Picture what that means. Israel sins. Drought begins. The clouds gather over Jewish fields and refuse to release a drop. Meanwhile the Babylonian farms next door get watered as usual. The God of Sifrei Devarim is so precise that He can hold back a single rainstorm at a single border. The Babylonians look across the line and say, "Look at them, burying their children, while our wheat comes in."

That image is almost unbearable. The rabbis insist on it because the alternative is worse. Worse would be a covenant that means nothing because everyone gets the same weather. The narrowness of the wrath is the proof that the relationship still exists.

An Iron Sky and a Bronze Ground

The same passage then asks an obvious question. Maybe the rain stops. Could you cheat the curse with dew?
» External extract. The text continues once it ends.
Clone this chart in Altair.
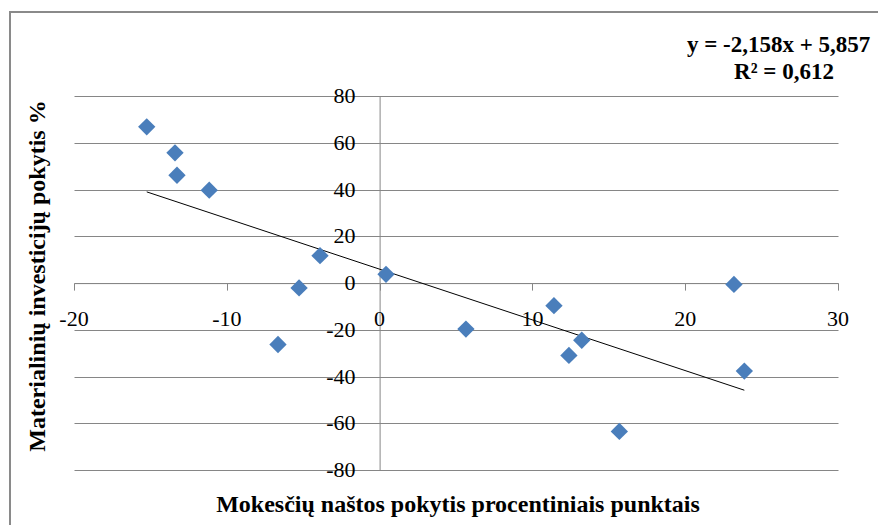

With wind? With irrigation ditches dug from a river?

Sifrei Devarim closes every loophole. It pulls Leviticus 26:19 into the conversation: "I will make your heavens as iron and your earth as bronze." The sky becomes a metal lid. No moisture passes. The ground becomes another sheet of metal. No ditch can carry water through it. The image is terrifying and intentional. The rabbis want the reader to feel the panic of a farmer who has tried every backup plan and watched each one fail.

What saves this from being pure horror is the structural placement. The threat sits inside a commentary on a verse about returning. The wrath is engineered to be felt and then answered. Teshuvah (תשובה), repentance, breaks the iron. The God who can shut a specific sky can open it just as precisely.

One Sculptor Behind All Three

Read together, the three passages tell one story. The same hand that shaped Adam from clay also flavors the fish off Acco and also forges the iron sky over a faithless field. Justice and creation are not separate departments. They are the same workshop.

This is what the compilers of midrash aggadah wanted Jews of the late Roman period to understand. The artist is not absent. He is still in the room, measuring and adjusting. Sometimes salting a sea so that exiles can taste home in a piece of fish. Sometimes shutting a window in the sky over a single province.

The rabbis did not write this as comfort. They wrote it as a warning that the relationship is still live. The sculptor still has the chisel in His hand. The question Sifrei Devarim leaves on the table is the one a craftsman asks before every cut. What shape do you want to take next.